Collected material

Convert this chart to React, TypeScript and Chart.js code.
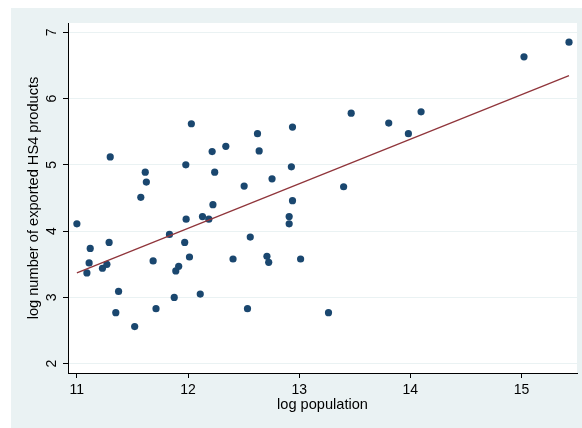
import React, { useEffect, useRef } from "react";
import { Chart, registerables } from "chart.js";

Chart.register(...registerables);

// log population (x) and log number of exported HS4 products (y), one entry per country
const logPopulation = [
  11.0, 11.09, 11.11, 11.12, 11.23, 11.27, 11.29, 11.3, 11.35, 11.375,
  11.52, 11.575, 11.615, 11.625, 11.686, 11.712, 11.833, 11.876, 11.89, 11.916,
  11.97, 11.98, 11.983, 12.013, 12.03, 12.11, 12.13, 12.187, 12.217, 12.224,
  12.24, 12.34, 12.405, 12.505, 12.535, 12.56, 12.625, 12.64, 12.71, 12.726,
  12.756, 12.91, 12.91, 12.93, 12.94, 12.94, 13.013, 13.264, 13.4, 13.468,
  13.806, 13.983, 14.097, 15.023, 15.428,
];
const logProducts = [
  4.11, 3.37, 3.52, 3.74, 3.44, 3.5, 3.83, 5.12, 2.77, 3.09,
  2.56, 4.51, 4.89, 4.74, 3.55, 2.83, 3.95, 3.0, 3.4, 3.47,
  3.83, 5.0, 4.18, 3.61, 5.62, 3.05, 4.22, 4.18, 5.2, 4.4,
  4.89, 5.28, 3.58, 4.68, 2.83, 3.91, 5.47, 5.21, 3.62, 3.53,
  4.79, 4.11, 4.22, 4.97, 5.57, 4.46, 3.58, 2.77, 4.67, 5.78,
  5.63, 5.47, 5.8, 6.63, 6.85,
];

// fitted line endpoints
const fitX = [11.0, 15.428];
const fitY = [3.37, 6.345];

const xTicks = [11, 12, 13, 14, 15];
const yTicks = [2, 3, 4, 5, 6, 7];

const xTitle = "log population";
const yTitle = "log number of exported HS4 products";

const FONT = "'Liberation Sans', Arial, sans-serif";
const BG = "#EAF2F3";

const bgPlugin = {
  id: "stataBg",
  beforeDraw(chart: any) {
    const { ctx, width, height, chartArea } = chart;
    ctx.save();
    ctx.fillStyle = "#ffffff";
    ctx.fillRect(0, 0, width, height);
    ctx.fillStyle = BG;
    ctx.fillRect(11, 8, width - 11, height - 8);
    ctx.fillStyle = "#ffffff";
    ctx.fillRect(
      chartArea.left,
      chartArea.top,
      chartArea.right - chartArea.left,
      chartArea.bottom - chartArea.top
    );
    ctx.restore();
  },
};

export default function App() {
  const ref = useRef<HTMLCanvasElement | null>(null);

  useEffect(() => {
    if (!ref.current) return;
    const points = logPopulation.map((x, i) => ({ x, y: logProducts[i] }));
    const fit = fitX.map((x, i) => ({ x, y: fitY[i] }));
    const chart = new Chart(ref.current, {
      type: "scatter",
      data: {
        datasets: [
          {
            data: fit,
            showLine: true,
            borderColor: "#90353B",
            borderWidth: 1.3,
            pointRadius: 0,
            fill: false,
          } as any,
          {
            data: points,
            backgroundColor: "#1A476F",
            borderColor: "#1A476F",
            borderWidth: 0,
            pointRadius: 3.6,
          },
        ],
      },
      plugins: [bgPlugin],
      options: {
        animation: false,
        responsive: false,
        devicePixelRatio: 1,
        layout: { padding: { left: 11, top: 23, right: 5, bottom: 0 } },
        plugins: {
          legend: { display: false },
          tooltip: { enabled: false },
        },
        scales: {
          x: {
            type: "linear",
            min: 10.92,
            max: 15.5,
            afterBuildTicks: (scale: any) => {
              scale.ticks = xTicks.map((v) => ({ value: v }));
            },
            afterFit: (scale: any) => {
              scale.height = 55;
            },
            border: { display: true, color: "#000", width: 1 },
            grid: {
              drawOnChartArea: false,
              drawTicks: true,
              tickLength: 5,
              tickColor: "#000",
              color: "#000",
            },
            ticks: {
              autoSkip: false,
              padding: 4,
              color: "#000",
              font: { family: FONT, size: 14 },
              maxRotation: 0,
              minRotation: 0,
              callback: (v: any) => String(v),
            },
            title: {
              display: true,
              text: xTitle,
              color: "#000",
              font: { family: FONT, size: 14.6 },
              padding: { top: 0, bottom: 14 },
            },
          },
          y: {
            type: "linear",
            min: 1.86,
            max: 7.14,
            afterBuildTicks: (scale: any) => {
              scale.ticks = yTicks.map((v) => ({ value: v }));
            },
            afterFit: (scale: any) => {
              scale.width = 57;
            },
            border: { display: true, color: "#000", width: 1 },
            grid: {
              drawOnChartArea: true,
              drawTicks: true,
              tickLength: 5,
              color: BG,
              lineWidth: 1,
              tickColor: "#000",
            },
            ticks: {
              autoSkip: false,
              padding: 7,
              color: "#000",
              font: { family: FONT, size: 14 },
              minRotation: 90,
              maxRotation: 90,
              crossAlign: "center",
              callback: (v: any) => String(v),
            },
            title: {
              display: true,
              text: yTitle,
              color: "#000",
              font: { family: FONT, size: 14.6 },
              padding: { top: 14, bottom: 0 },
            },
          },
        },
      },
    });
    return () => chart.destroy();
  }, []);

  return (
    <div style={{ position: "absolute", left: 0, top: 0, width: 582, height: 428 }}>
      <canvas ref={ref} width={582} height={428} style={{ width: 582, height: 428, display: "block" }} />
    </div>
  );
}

Exercise description
Copy out all the data exactly; skip the pictures.

Answer in full
Convert this chart to React, TypeScript and Chart.js code.
import React, { useEffect, useRef } from "react";
import { Chart, registerables } from "chart.js";

Chart.register(...registerables);

// log population (x) and log number of exported HS4 products (y), one entry per country
const logPopulation = [
  11.0, 11.09, 11.11, 11.12, 11.23, 11.27, 11.29, 11.3, 11.35, 11.375,
  11.52, 11.575, 11.615, 11.625, 11.686, 11.712, 11.833, 11.876, 11.89, 11.916,
  11.97, 11.98, 11.983, 12.013, 12.03, 12.11, 12.13, 12.187, 12.217, 12.224,
  12.24, 12.34, 12.405, 12.505, 12.535, 12.56, 12.625, 12.64, 12.71, 12.726,
  12.756, 12.91, 12.91, 12.93, 12.94, 12.94, 13.013, 13.264, 13.4, 13.468,
  13.806, 13.983, 14.097, 15.023, 15.428,
];
const logProducts = [
  4.11, 3.37, 3.52, 3.74, 3.44, 3.5, 3.83, 5.12, 2.77, 3.09,
  2.56, 4.51, 4.89, 4.74, 3.55, 2.83, 3.95, 3.0, 3.4, 3.47,
  3.83, 5.0, 4.18, 3.61, 5.62, 3.05, 4.22, 4.18, 5.2, 4.4,
  4.89, 5.28, 3.58, 4.68, 2.83, 3.91, 5.47, 5.21, 3.62, 3.53,
  4.79, 4.11, 4.22, 4.97, 5.57, 4.46, 3.58, 2.77, 4.67, 5.78,
  5.63, 5.47, 5.8, 6.63, 6.85,
];

// fitted line endpoints
const fitX = [11.0, 15.428];
const fitY = [3.37, 6.345];

const xTicks = [11, 12, 13, 14, 15];
const yTicks = [2, 3, 4, 5, 6, 7];

const xTitle = "log population";
const yTitle = "log number of exported HS4 products";

const FONT = "'Liberation Sans', Arial, sans-serif";
const BG = "#EAF2F3";

const bgPlugin = {
  id: "stataBg",
  beforeDraw(chart: any) {
    const { ctx, width, height, chartArea } = chart;
    ctx.save();
    ctx.fillStyle = "#ffffff";
    ctx.fillRect(0, 0, width, height);
    ctx.fillStyle = BG;
    ctx.fillRect(11, 8, width - 11, height - 8);
    ctx.fillStyle = "#ffffff";
    ctx.fillRect(
      chartArea.left,
      chartArea.top,
      chartArea.right - chartArea.left,
      chartArea.bottom - chartArea.top
    );
    ctx.restore();
  },
};

export default function App() {
  const ref = useRef<HTMLCanvasElement | null>(null);

  useEffect(() => {
    if (!ref.current) return;
    const points = logPopulation.map((x, i) => ({ x, y: logProducts[i] }));
    const fit = fitX.map((x, i) => ({ x, y: fitY[i] }));
    const chart = new Chart(ref.current, {
      type: "scatter",
      data: {
        datasets: [
          {
            data: fit,
            showLine: true,
            borderColor: "#90353B",
            borderWidth: 1.3,
            pointRadius: 0,
            fill: false,
          } as any,
          {
            data: points,
            backgroundColor: "#1A476F",
            borderColor: "#1A476F",
            borderWidth: 0,
            pointRadius: 3.6,
          },
        ],
      },
      plugins: [bgPlugin],
      options: {
        animation: false,
        responsive: false,
        devicePixelRatio: 1,
        layout: { padding: { left: 11, top: 23, right: 5, bottom: 0 } },
        plugins: {
          legend: { display: false },
          tooltip: { enabled: false },
        },
        scales: {
          x: {
            type: "linear",
            min: 10.92,
            max: 15.5,
            afterBuildTicks: (scale: any) => {
              scale.ticks = xTicks.map((v) => ({ value: v }));
            },
            afterFit: (scale: any) => {
              scale.height = 55;
            },
            border: { display: true, color: "#000", width: 1 },
            grid: {
              drawOnChartArea: false,
              drawTicks: true,
              tickLength: 5,
              tickColor: "#000",
              color: "#000",
            },
            ticks: {
              autoSkip: false,
              padding: 4,
              color: "#000",
              font: { family: FONT, size: 14 },
              maxRotation: 0,
              minRotation: 0,
              callback: (v: any) => String(v),
            },
            title: {
              display: true,
              text: xTitle,
              color: "#000",
              font: { family: FONT, size: 14.6 },
              padding: { top: 0, bottom: 14 },
            },
          },
          y: {
            type: "linear",
            min: 1.86,
            max: 7.14,
            afterBuildTicks: (scale: any) => {
              scale.ticks = yTicks.map((v) => ({ value: v }));
            },
            afterFit: (scale: any) => {
              scale.width = 57;
            },
            border: { display: true, color: "#000", width: 1 },
            grid: {
              drawOnChartArea: true,
              drawTicks: true,
              tickLength: 5,
              color: BG,
              lineWidth: 1,
              tickColor: "#000",
            },
            ticks: {
              autoSkip: false,
              padding: 7,
              color: "#000",
              font: { family: FONT, size: 14 },
              minRotation: 90,
              maxRotation: 90,
              crossAlign: "center",
              callback: (v: any) => String(v),
            },
            title: {
              display: true,
              text: yTitle,
              color: "#000",
              font: { family: FONT, size: 14.6 },
              padding: { top: 14, bottom: 0 },
            },
          },
        },
      },
    });
    return () => chart.destroy();
  }, []);

  return (
    <div style={{ position: "absolute", left: 0, top: 0, width: 582, height: 428 }}>
      <canvas ref={ref} width={582} height={428} style={{ width: 582, height: 428, display: "block" }} />
    </div>
  );
}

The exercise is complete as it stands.